Fischer argued there aren't enough safety protocols in place, including regular testing or proper ventilation.

“It's the bare minimum of what the law requires and essentially nothing beyond that," said Fischer.

Teachers, do not have that option to either work from home with distance learning or return to the classroom come January 4.

“It's either go back to the classroom or take unpaid, uninsured leave," said Jessi Mortensen.

Mortensen teaches fine art. She's immunocompromised and shares a home with her 80-year-old mother. She's worried, claiming school officials will not be transparent if someone in her class gets sick. Beyond that, she doesn't see the benefit of going back given all the restrictions.
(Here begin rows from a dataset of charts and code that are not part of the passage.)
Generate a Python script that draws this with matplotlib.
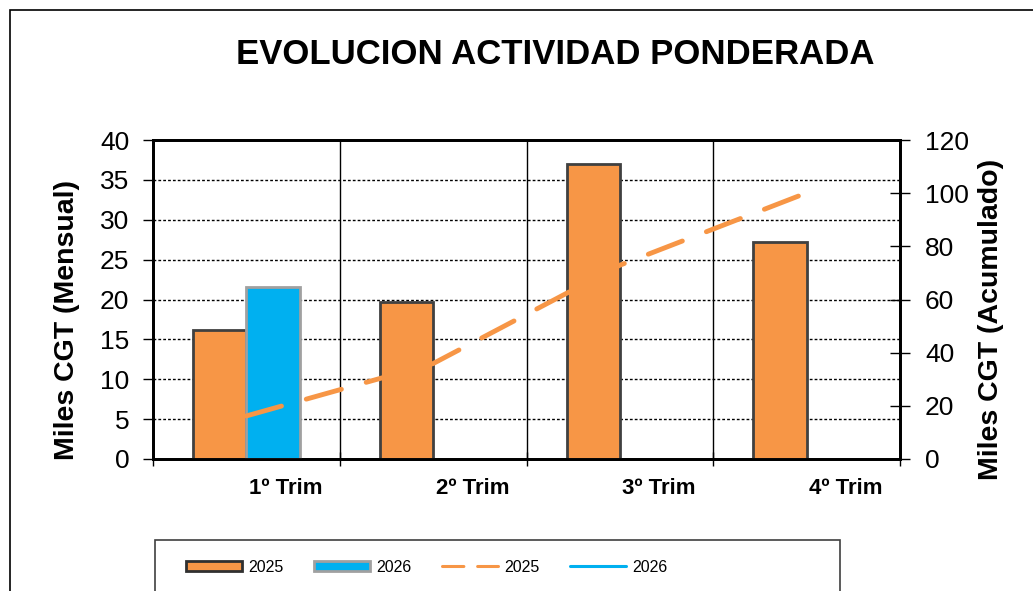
import numpy as np
import matplotlib
matplotlib.use("Agg")
import matplotlib.pyplot as plt
from matplotlib.patches import Rectangle, Patch
from matplotlib.lines import Line2D

plt.rcParams['font.family'] = ['Liberation Sans', 'DejaVu Sans']

# data
quarters = ['1º Trim', '2º Trim', '3º Trim', '4º Trim']
mensual_2025 = [16.2, 19.7, 37.0, 27.2]
mensual_2026 = [21.6, 0, 0, 0]
acum_2025 = [16.2, 35.9, 72.9, 100.1]

orange = '#F79646'
blue = '#00B0F0'

fig = plt.figure(figsize=(10.33, 5.91), dpi=100)
ax = fig.add_axes([153 / 1033, 1 - 459 / 591, 747 / 1033, 319 / 591])
ax2 = ax.twinx()

x = np.arange(len(quarters))
w = 0.285
ax.bar(x - w / 2, mensual_2025, w, color=orange, edgecolor='#404040', linewidth=2, zorder=3)
ax.bar(x[:1] + w / 2, mensual_2026[:1], w, color=blue, edgecolor='#A0A0A0', linewidth=2, zorder=3)

ax2.plot(x, acum_2025, color=orange, lw=3.5, dashes=(7.5, 5.3),
         dash_capstyle='round', zorder=4)

ax.set_xlim(-0.5, 3.5)
ax.set_ylim(0, 40)
ax2.set_ylim(0, 120)
ax.set_yticks(np.arange(0, 41, 5))
ax2.set_yticks(np.arange(0, 121, 20))
ax.set_zorder(ax2.get_zorder() - 1)
ax.patch.set_visible(True)
ax2.patch.set_visible(False)

# grid
for yv in np.arange(5, 40, 5):
    ax.axhline(yv, color='black', lw=1, ls=(0, (2, 1.5)), zorder=1)
for xv in [0.5, 1.5, 2.5]:
    ax.axvline(xv, color='black', lw=1, zorder=1)

# x ticks: boundaries with marks, labels offset
ax.set_xticks([-0.5, 0.5, 1.5, 2.5, 3.5])
ax.set_xticklabels([])
ax.tick_params(axis='x', which='major', direction='inout', length=10, width=1)
ax.set_xticks(x + 0.21, minor=True)
ax.set_xticklabels(quarters, minor=True, fontsize=16, fontweight='bold')
ax.tick_params(axis='x', which='minor', length=0, pad=14)

ax.tick_params(axis='y', direction='out', length=7, width=1, labelsize=19, pad=10)
ax2.tick_params(axis='y', direction='inout', length=14, width=1, labelsize=19, pad=11)

for sp in ax.spines.values():
    sp.set_linewidth(2)
for sp in ax2.spines.values():
    sp.set_linewidth(2)

ax.set_ylabel('Miles CGT (Mensual)', fontsize=20.5, fontweight='bold')
ax2.set_ylabel('Miles CGT (Acumulado)', fontsize=20.5, fontweight='bold')
ax.yaxis.set_label_coords(-73 / 747, 0.436)
ax2.yaxis.set_label_coords(1 + 78 / 747, 0.436)

fig.text(555 / 1033, 1 - 55 / 591, 'EVOLUCION ACTIVIDAD PONDERADA', fontsize=25,
         fontweight='bold', ha='center', va='center')

# outer chart border
fig.patches.append(Rectangle((10 / 1033, -0.1), 1.1, 1 - 10 / 591 + 0.1,
                             transform=fig.transFigure, fill=False,
                             edgecolor='black', lw=1.2))

# legend box (wider than its entries)
fig.patches.append(Rectangle((155 / 1033, -0.1), 685 / 1033, 1 - 540 / 591 + 0.1,
                             transform=fig.transFigure, fill=False,
                             edgecolor='#404040', lw=1.2))

handles = [
    Patch(facecolor=orange, edgecolor='#303030', linewidth=2),
    Patch(facecolor=blue, edgecolor='#A0A0A0', linewidth=2),
    Line2D([], [], color=orange, lw=2.2, dashes=(7, 4.5), dash_capstyle='round'),
    Line2D([], [], color=blue, lw=2.2, solid_capstyle='round'),
]
leg = fig.legend(handles, ['2025', '2026', '2025', '2026'], ncol=4,
                 loc='center', bbox_to_anchor=(427 / 1033, 1 - 567 / 591),
                 fontsize=11.5, frameon=False, handlelength=3.5, handleheight=0.6,
                 handletextpad=0.4, columnspacing=1.9)

fig.savefig('out.png', dpi=100)
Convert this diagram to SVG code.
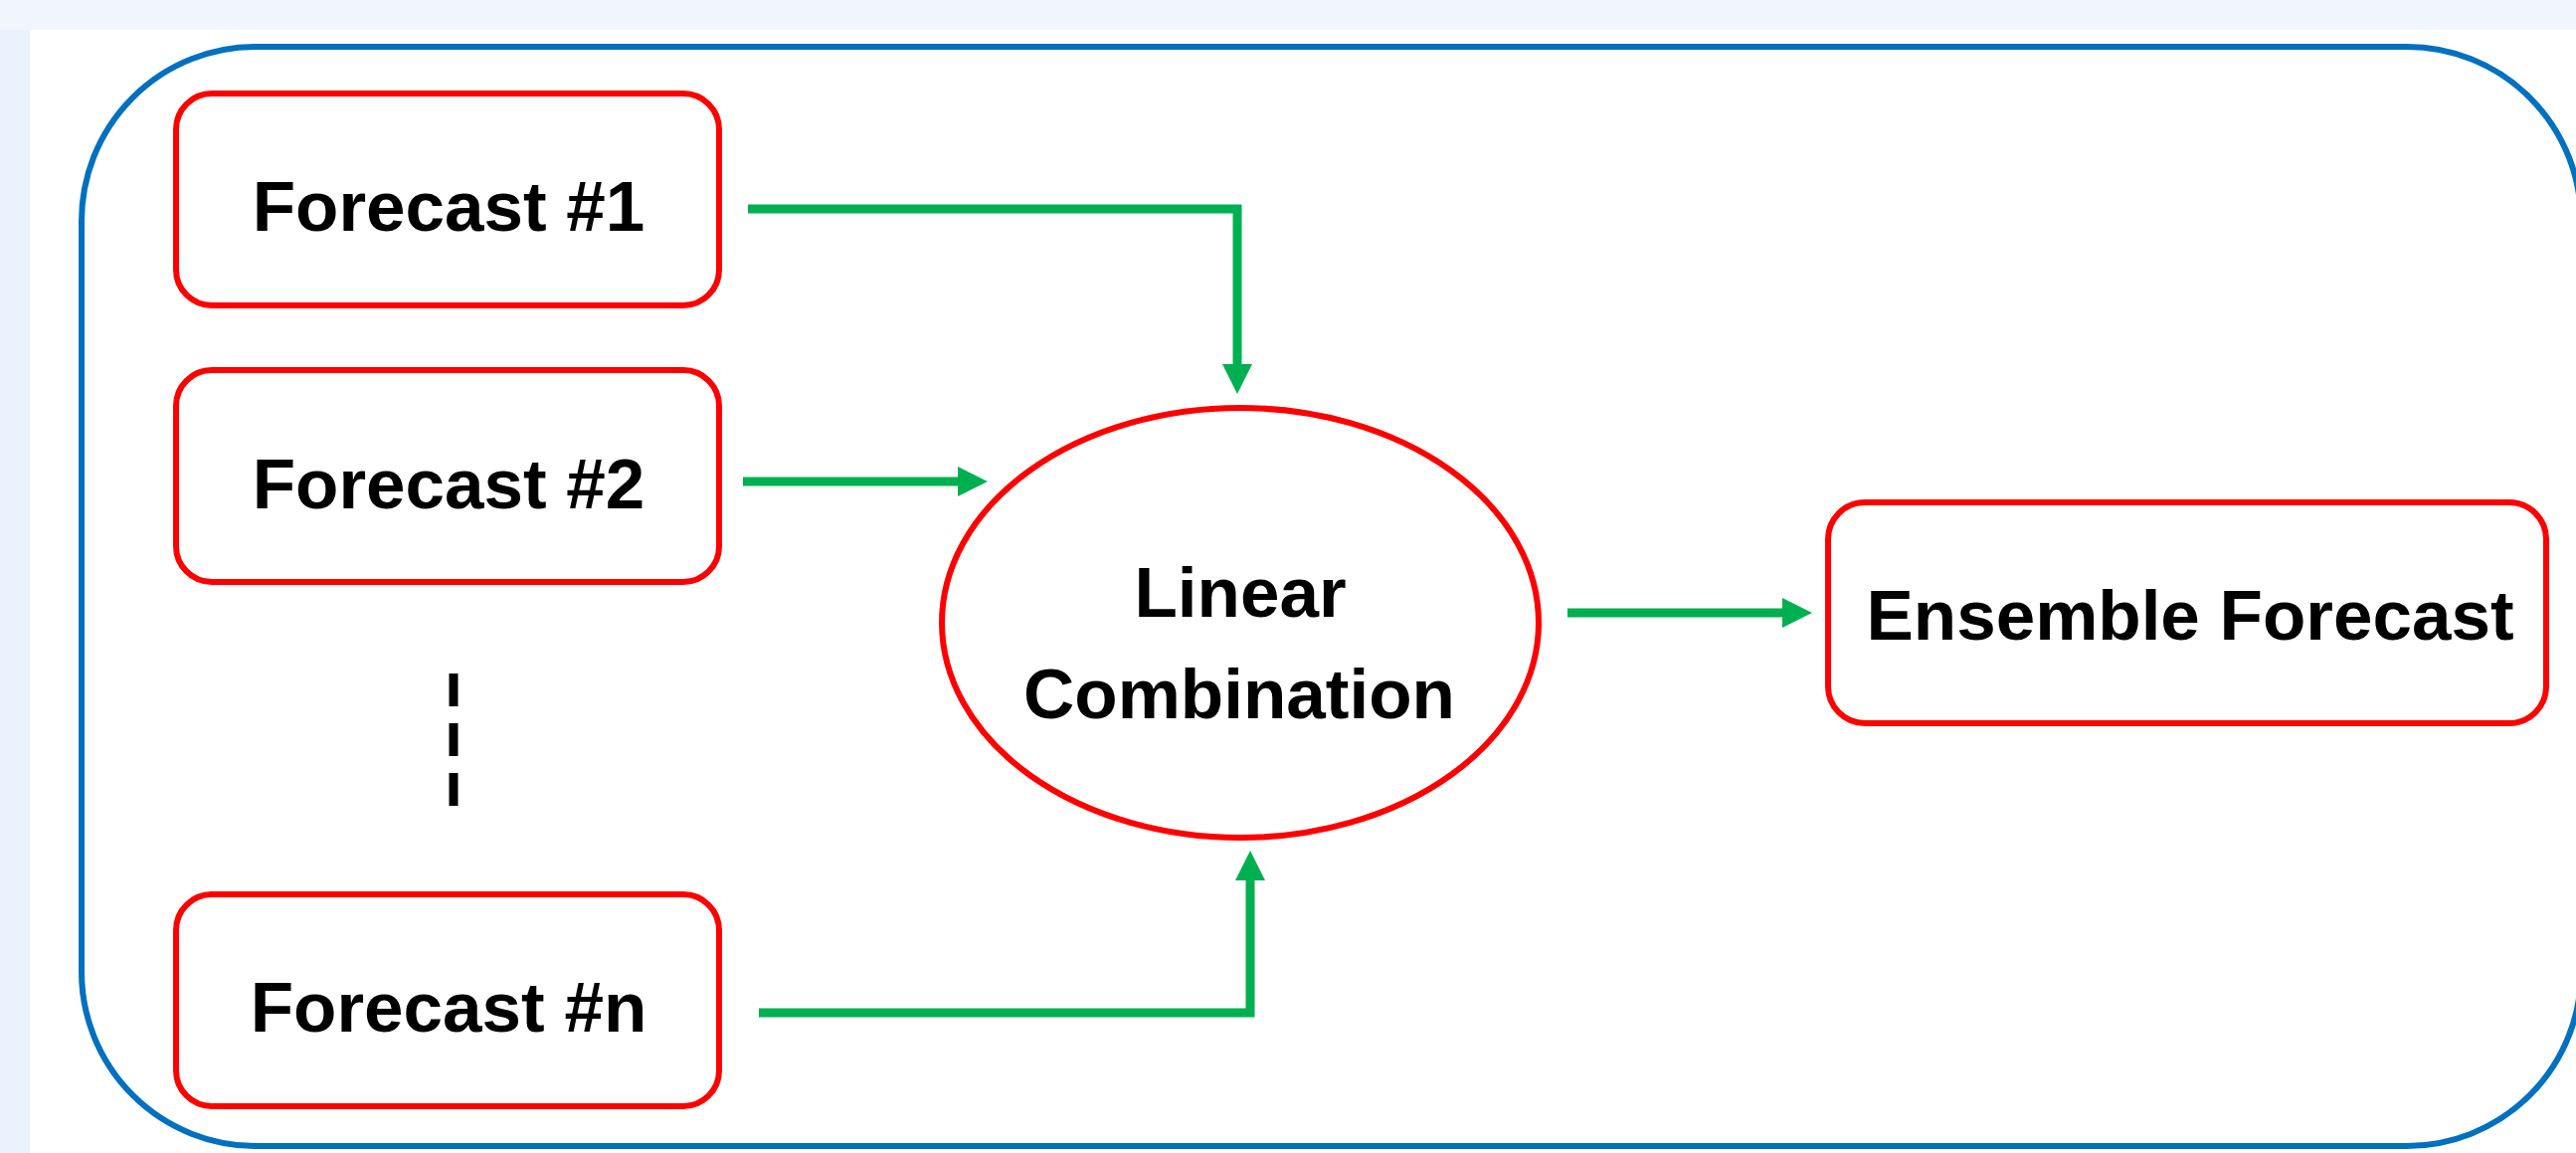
<svg xmlns="http://www.w3.org/2000/svg" width="2590" height="1159" viewBox="0 0 2590 1159">
  <defs>
    <style>
      .box { fill: #ffffff; stroke: #ff0000; stroke-width: 6; }
      .label { font-family: "Liberation Sans", Arial, sans-serif; font-weight: 700; font-size: 71px; fill: #000000; text-anchor: middle; }
      .conn { fill: none; stroke: #00b050; stroke-width: 9; stroke-linejoin: miter; }
    </style>
    <marker id="arrow" markerUnits="userSpaceOnUse" markerWidth="31" markerHeight="30" refX="0" refY="15" orient="auto" viewBox="0 0 31 30">
      <path d="M0,0 L30,15 L0,30 Z" fill="#00b050"/>
    </marker>
  </defs>

  <rect x="0" y="0" width="2590" height="1159" fill="#f1f6fd"/>
  <rect x="0" y="30" width="30" height="1129" fill="#e9f2fc"/>
  <rect x="30" y="30" width="2560" height="1129" fill="#ffffff"/>

  <g id="container">
    <rect x="82" y="47" width="2513" height="1105" rx="175" ry="175" fill="none" stroke="#0070c0" stroke-width="6"/>
  </g>

  <g id="forecast1">
    <rect class="box" x="177" y="94" width="546" height="213" rx="36" ry="36"/>
    <text class="label" x="451" y="232">Forecast #1</text>
  </g>

  <g id="forecast2">
    <rect class="box" x="177" y="372" width="546" height="213" rx="36" ry="36"/>
    <text class="label" x="451" y="511">Forecast #2</text>
  </g>

  <g id="ellipsis">
    <line x1="456" y1="677" x2="456" y2="813" stroke="#000000" stroke-width="9" stroke-dasharray="33 17"/>
  </g>

  <g id="forecastn">
    <rect class="box" x="177" y="899" width="546" height="213" rx="36" ry="36"/>
    <text class="label" x="451" y="1037">Forecast #n</text>
  </g>

  <g id="linear-combination">
    <ellipse class="box" cx="1247" cy="626" rx="300" ry="216"/>
    <text class="label" x="1247" y="620">Linear</text>
    <text class="label" x="1246" y="722">Combination</text>
  </g>

  <g id="ensemble">
    <rect class="box" x="1838" y="505" width="722" height="222" rx="37" ry="37"/>
    <text class="label" x="2202" y="643">Ensemble Forecast</text>
  </g>

  <g id="connectors">
    <path class="conn" d="M752,210 H1244 V366" marker-end="url(#arrow)"/>
    <path class="conn" d="M747,484 H963" marker-end="url(#arrow)"/>
    <path class="conn" d="M763,1018 H1257 V885" marker-end="url(#arrow)"/>
    <path class="conn" d="M1576,616 H1792" marker-end="url(#arrow)"/>
  </g>
</svg>
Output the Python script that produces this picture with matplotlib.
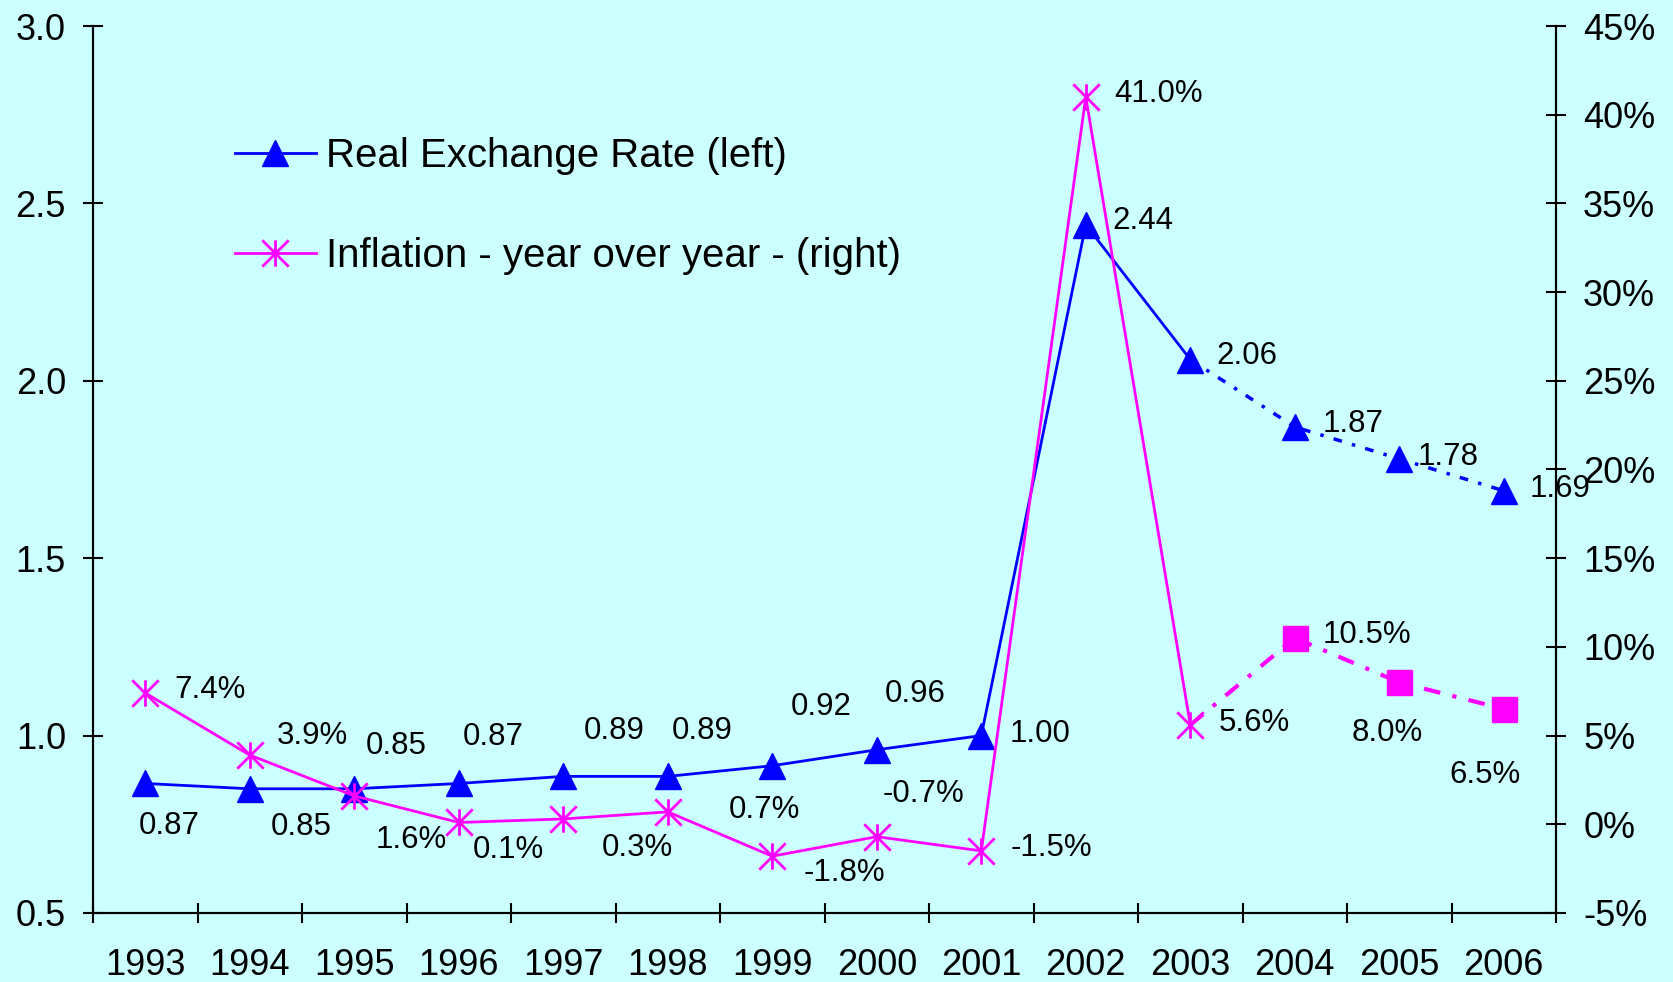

“The students in my classroom are going to be logged into a meet," said Mortensen. "They're not going to be interacting with me in any personal way because I can’t get close to them.”

The California Teachers Association sent a cease and desist letter on behalf of the faculty association to the district saying not only is a return to school dangerous, but it's also prohibited under state guidelines.

Schools can't reopen in a purple tier unless they've already been open. Superintendent Dr. Robert Haley responded, saying in part they are following the guidance of Public Health Officer Dr. Wilma Wooten, and at this point have been given the ok.

Technically, the district has been open even though it's only been for a small number of students, but some argued that's not enough to meet the current guidelines.

The board is holding its next regular meeting on December 15. This issue is expected to take center stage.